The advisory committee recommends that this instruction be read to the jury before reading instructions on the substantive law.

In the last paragraph, the court may delete inapplicable categories of potential jury bias.

Sources and Authority

Role of Jury. Evidence Code section 312.

Considerations for Evaluating the Credibility of Witnesses. Evidence Code section 780.

Direct Evidence of Single Witness Sufficient. Evidence Code section 411.

The willfully false witness instruction was formerly codified at Code of Civil Procedure section 2061. This statute was repealed in 1965 to avoid giving undue emphasis to this rule compared to other common-law rules. Refusal to give an instruction on this point is not error: “It should certainly not be deemed of vital importance to tell the ordinary man of the world that he should distrust the statements of a witness whom he believes to be a liar.” (Wallace v. Pacific Electric Ry. Co. (1930) 105 Cal.App. 664, 671 [288 P. 834].)

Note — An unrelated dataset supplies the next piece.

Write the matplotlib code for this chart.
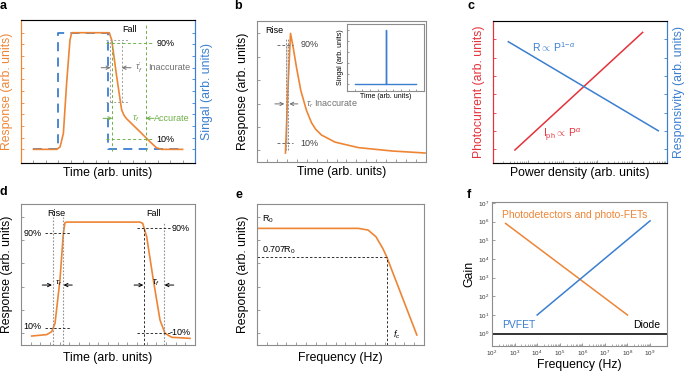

Standard 10.20(a)(2) of the Standards for Judicial Administration provides: “In all courtroom proceedings, refrain from engaging in conduct and prohibit others from engaging in conduct that exhibits bias, including but not limited to bias based on disability, gender, race, religion, ethnicity, and sexual orientation, whether that bias is directed toward counsel, court personnel, witnesses, parties, jurors, or any other participants.”

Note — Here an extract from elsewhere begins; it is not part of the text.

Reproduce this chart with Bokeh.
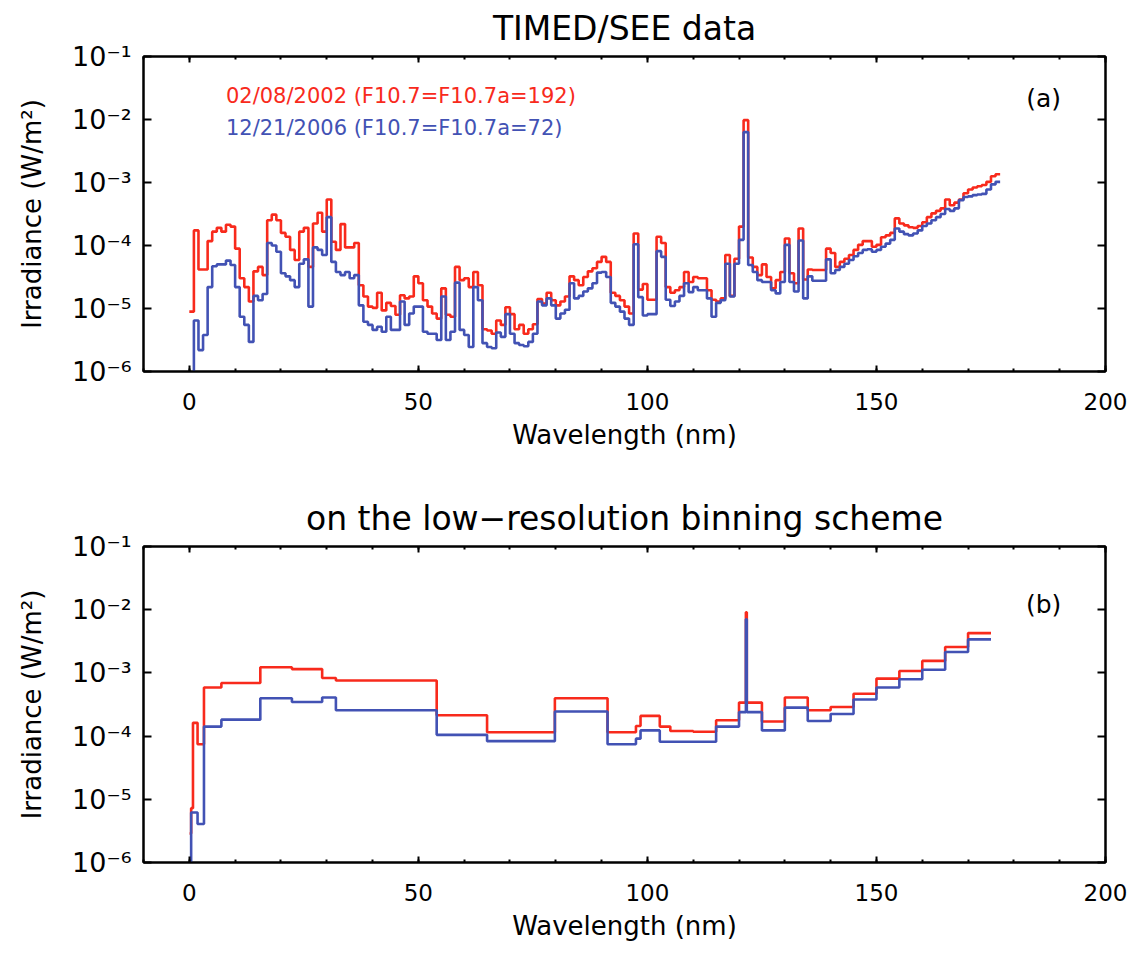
from bokeh.plotting import figure
from bokeh.layouts import column
from bokeh.models import (Range1d, LinearAxis, LogAxis, FixedTicker,
                          SingleIntervalTicker, CustomJSTickFormatter, Label,
                          CustomLabelingPolicy)
from bokeh.embed import file_html
from bokeh.resources import INLINE

FONT = "DejaVu Sans"
RED = "#f82a1c"
BLUE = "#4252b4"

# TIMED/SEE spectra in 1 nm bins (edges 0..177 nm), log10 of irradiance in W/m^2
see_edges = list(range(0, 178))

red_log10 = [
    -5.05, -3.76, -4.38, -4.38, -3.93, -3.78, -3.72, -3.78, -3.67, -3.70,
    -4.05, -4.52, -4.66, -4.89, -4.41, -4.34, -4.47, -3.60, -3.51, -3.60,
    -3.80, -3.86, -4.07, -4.23, -3.78, -3.72, -4.34, -3.65, -3.48, -3.78,
    -3.27, -3.94, -4.07, -3.66, -4.03, -4.03, -3.96, -4.63, -4.81, -4.97,
    -4.99, -4.75, -5.03, -4.91, -4.96, -5.10, -4.79, -4.84, -4.81, -4.49,
    -4.60, -4.87, -4.97, -5.08, -5.16, -4.68, -5.10, -5.13, -4.34, -4.55,
    -4.52, -4.66, -4.42, -4.63, -5.33, -5.35, -5.40, -5.19, -5.26, -4.98,
    -5.09, -5.33, -5.26, -5.40, -5.33, -5.25, -4.85, -4.92, -4.75, -4.87,
    -4.95, -4.89, -4.81, -4.49, -4.55, -4.63, -4.50, -4.41, -4.36, -4.26,
    -4.18, -4.26, -4.75, -4.80, -4.87, -4.97, -5.08, -3.81, -4.70, -4.61,
    -4.86, -4.86, -3.86, -3.96, -4.66, -4.75, -4.71, -4.66, -4.42, -4.58,
    -4.50, -4.52, -4.52, -4.71, -4.86, -4.89, -4.84, -4.15, -4.80, -4.21,
    -3.70, -2.01, -4.19, -4.34, -4.47, -4.30, -4.50, -4.68, -4.55, -4.42,
    -3.89, -4.44, -4.60, -3.73, -4.54, -4.38, -4.39, -4.39, -4.39, -4.05,
    -4.12, -4.34, -4.26, -4.21, -4.15, -4.07, -3.99, -3.93, -3.93, -4.02,
    -3.99, -3.87, -3.84, -3.80, -3.57, -3.65, -3.68, -3.71, -3.72, -3.69,
    -3.63, -3.55, -3.49, -3.45, -3.41, -3.27, -3.36, -3.32, -3.27, -3.17,
    -3.11, -3.08, -3.06, -3.04, -2.99, -2.90, -2.87,
]

blue_log10 = [
    -6.50, -5.19, -5.66, -5.42, -4.66, -4.33, -4.30, -4.30, -4.24, -4.31,
    -4.66, -5.13, -5.26, -5.53, -4.80, -4.87, -4.77, -3.96, -4.00, -4.10,
    -4.44, -4.49, -4.55, -4.66, -4.29, -4.22, -4.97, -4.03, -4.07, -4.15,
    -3.55, -4.26, -4.42, -4.47, -4.42, -4.52, -4.47, -4.95, -5.21, -5.26,
    -5.34, -5.29, -5.37, -5.13, -5.34, -5.34, -4.89, -5.26, -5.08, -4.97,
    -4.97, -5.37, -5.40, -5.40, -5.50, -4.81, -5.50, -5.37, -4.59, -5.34,
    -5.42, -5.61, -4.66, -4.87, -5.55, -5.61, -5.63, -5.38, -5.45, -5.09,
    -5.40, -5.55, -5.58, -5.60, -5.53, -5.40, -4.89, -4.95, -4.84, -4.95,
    -5.16, -5.08, -5.02, -4.60, -4.84, -4.80, -4.73, -4.68, -4.60, -4.43,
    -4.42, -4.50, -4.91, -4.97, -5.05, -5.16, -5.26, -3.98, -4.82, -5.11,
    -5.09, -5.09, -4.09, -4.18, -4.86, -4.96, -4.89, -4.80, -4.60, -4.74,
    -4.66, -4.71, -4.71, -4.84, -5.13, -4.91, -4.87, -4.29, -4.81, -4.29,
    -3.91, -2.20, -4.31, -4.42, -4.55, -4.58, -4.58, -4.71, -4.76, -4.58,
    -3.99, -4.58, -4.73, -3.92, -4.84, -4.49, -4.56, -4.56, -4.56, -4.22,
    -4.44, -4.39, -4.34, -4.29, -4.23, -4.17, -4.12, -4.07, -4.06, -4.10,
    -4.07, -4.02, -3.97, -3.91, -3.73, -3.78, -3.82, -3.84, -3.81, -3.76,
    -3.69, -3.65, -3.60, -3.55, -3.50, -3.42, -3.45, -3.41, -3.28, -3.23,
    -3.22, -3.20, -3.19, -3.18, -3.11, -3.03, -2.99,
]

# Low-resolution binning scheme (nm edges) and binned log10 irradiance
low_edges = [0.05, 0.4, 0.8, 1.8, 3.2, 7.0, 15.5, 22.4, 29.0, 32.0, 54.0,
             65.0, 79.8, 91.3, 97.5, 98.5, 102.7, 105.0, 110.0, 115.0, 120.0,
             121.5, 121.7, 125.0, 130.0, 135.0, 140.0, 145.0, 150.0, 155.0,
             160.0, 165.0, 170.0, 175.0]

red_low_log10 = [-5.54, -5.14, -3.79, -4.13, -3.23, -3.16, -2.91, -2.94,
                 -3.08, -3.12, -3.67, -3.94, -3.40, -3.94, -3.84, -3.68,
                 -3.85, -3.92, -3.93, -3.75, -3.47, -2.04, -3.47, -3.77,
                 -3.39, -3.59, -3.54, -3.33, -3.09, -2.97, -2.81, -2.59,
                 -2.37]

blue_low_log10 = [-6.50, -5.21, -5.21, -5.39, -3.85, -3.74, -3.40, -3.46,
                  -3.39, -3.59, -3.98, -4.08, -3.61, -4.13, -4.04, -3.91,
                  -4.09, -4.09, -4.09, -3.85, -3.62, -2.15, -3.62, -3.91,
                  -3.55, -3.76, -3.65, -3.42, -3.23, -3.10, -2.95, -2.67,
                  -2.47]

decade_ticks = [1e-6, 1e-5, 1e-4, 1e-3, 1e-2, 1e-1]

legend_red = "02/08/2002 (F10.7=F10.7a=192)"
legend_blue = "12/21/2006 (F10.7=F10.7a=72)"

POW_JS = """
const e = Math.round(Math.log10(tick));
const sup = {"-": "\u207b", "0": "\u2070", "1": "\u00b9", "2": "\u00b2",
             "3": "\u00b3", "4": "\u2074", "5": "\u2075", "6": "\u2076",
             "7": "\u2077", "8": "\u2078", "9": "\u2079"};
return "10" + String(e).split("").map(c => sup[c]).join("");
"""

# mirrored axes keep their ticks but draw no labels
HIDE_LABELS_JS = """
for (const i of indices) {
    indices.unset(i)
}
return indices
"""


def steps(edges, logs):
    ys = [10.0 ** v for v in logs]
    return list(edges), ys + [ys[-1]]


def style_x(axis, labels):
    axis.ticker = SingleIntervalTicker(interval=50, num_minor_ticks=5)
    axis.axis_line_color = "black"
    axis.axis_line_width = 2
    axis.major_tick_in = 6
    axis.major_tick_out = 0
    axis.minor_tick_in = 3
    axis.minor_tick_out = 0
    axis.major_tick_line_width = 2
    axis.minor_tick_line_width = 2
    axis.major_tick_line_color = "black"
    axis.minor_tick_line_color = "black"
    axis.major_label_text_font = FONT
    axis.major_label_text_color = "black"
    if labels:
        axis.major_label_text_font_size = "23px"
        axis.major_label_standoff = 21
        axis.axis_label = "Wavelength (nm)"
        axis.axis_label_text_font = FONT
        axis.axis_label_text_font_size = "26px"
        axis.axis_label_text_font_style = "normal"
        axis.axis_label_text_color = "black"
        axis.axis_label_standoff = 7
    else:
        axis.major_label_text_font_size = "1px"
        axis.major_label_policy = CustomLabelingPolicy(code=HIDE_LABELS_JS)
        axis.major_label_standoff = 0


def style_y(axis, labels):
    axis.ticker = FixedTicker(ticks=decade_ticks, minor_ticks=[])
    axis.axis_line_color = "black"
    axis.axis_line_width = 2
    axis.major_tick_in = 8
    axis.major_tick_out = 0
    axis.minor_tick_line_color = None
    axis.major_tick_line_width = 2
    axis.major_tick_line_color = "black"
    axis.formatter = CustomJSTickFormatter(code=POW_JS)
    axis.major_label_text_font = FONT
    axis.major_label_text_color = "black"
    if labels:
        axis.major_label_text_font_size = "27px"
        axis.major_label_standoff = 12
        axis.axis_label = "Irradiance (W/m\u00b2)"
        axis.axis_label_text_font = FONT
        axis.axis_label_text_font_size = "26px"
        axis.axis_label_text_font_style = "normal"
        axis.axis_label_text_color = "black"
        axis.axis_label_standoff = 22
    else:
        axis.major_label_text_font_size = "1px"
        axis.major_label_policy = CustomLabelingPolicy(code=HIDE_LABELS_JS)
        axis.major_label_standoff = 0


def make_panel(title, height, border_bottom):
    p = figure(width=1144, height=height, x_range=Range1d(-10, 200),
               y_range=Range1d(1e-6, 1e-1), y_axis_type="log",
               output_backend="svg", toolbar_location=None,
               min_border_left=143, min_border_right=39,
               min_border_top=56, min_border_bottom=border_bottom,
               title=title)
    p.title.align = "center"
    p.title.text_font = FONT
    p.title.text_font_size = "33px"
    p.title.text_font_style = "normal"
    p.title.text_color = "black"
    p.xgrid.visible = False
    p.ygrid.visible = False
    p.outline_line_color = "black"
    p.outline_line_width = 2
    p.background_fill_color = "white"
    p.border_fill_color = "white"
    style_x(p.xaxis[0], True)
    style_y(p.yaxis[0], True)
    top_axis = LinearAxis()
    style_x(top_axis, False)
    p.add_layout(top_axis, "above")
    right_axis = LogAxis()
    style_y(right_axis, False)
    p.add_layout(right_axis, "right")
    return p


# Panel (a): full TIMED/SEE spectra
p1 = make_panel("TIMED/SEE data", 490, 119)
x, y = steps(see_edges, red_log10)
p1.step(x, y, mode="after", line_color=RED, line_width=2.6)
x, y = steps(see_edges, blue_log10)
p1.step(x, y, mode="after", line_color=BLUE, line_width=2.6)
p1.add_layout(Label(x=8, y=10 ** -1.63, text=legend_red, text_color=RED,
                    text_font=FONT, text_font_size="21px",
                    text_baseline="middle"))
p1.add_layout(Label(x=8, y=10 ** -2.14, text=legend_blue, text_color=BLUE,
                    text_font=FONT, text_font_size="21px",
                    text_baseline="middle"))
p1.add_layout(Label(x=186.5, y=10 ** -1.66, text="(a)", text_color="black",
                    text_font=FONT, text_font_size="25px",
                    text_baseline="middle", text_align="center"))

# Panel (b): same spectra on the low-resolution bins
p2 = make_panel("on the low\u2212resolution binning scheme", 463, 91)
x, y = steps(low_edges, red_low_log10)
p2.step(x, y, mode="after", line_color=RED, line_width=2.6)
x, y = steps(low_edges, blue_low_log10)
p2.step(x, y, mode="after", line_color=BLUE, line_width=2.6)
p2.add_layout(Label(x=186.5, y=10 ** -1.92, text="(b)", text_color="black",
                    text_font=FONT, text_font_size="25px",
                    text_baseline="middle", text_align="center"))

layout = column(p1, p2, spacing=0)
open("out.html", "w").write(file_html(layout, INLINE))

Canon 3(b)(5) of the Code of Judicial Ethics provides: “A judge shall perform judicial duties without bias or prejudice. A judge shall not, in the performance of judicial duties, engage in speech, gestures, or other conduct that would reasonably be perceived as (1) bias or prejudice, including but not limited to bias or prejudice based on race, sex, religion, national origin, disability, age, sexual orientation, or socioeconomic status, or (2) sexual harassment.” Canon 3(b)(6) requires the judge to impose these standards on attorneys also.

Secondary Sources

7 Witkin, California Procedure (5th ed. 2008) Trial, § 299
Wegner et al., California Practice Guide: Civil Trials & Evidence, Ch. 10-D, Objectives Of Cross-Examination, ¶ 10:91 et seq. (The Rutter Group)
Wegner et al., California Practice Guide: Civil Trials & Evidence, Ch. 8E-F, Limitations On Impeachment And Rehabilitation, ¶ 8:2990 et seq. (The Rutter Group)
1A California Trial Guide, Unit 20, Procedural Rules for Presentation of Evidence (Matthew Bender)
14 California Forms of Pleading and Practice, Ch. 551, Trial, § 551.110 et seq. (Matthew Bender)
Cotchett, California Courtroom Evidence, § 16.45 (Matthew Bender)
1 Matthew Bender Practice Guide: California Trial and Post-Trial Civil Procedure, Ch. 11, Questioning Witnesses and Objections, 11.03 et seq.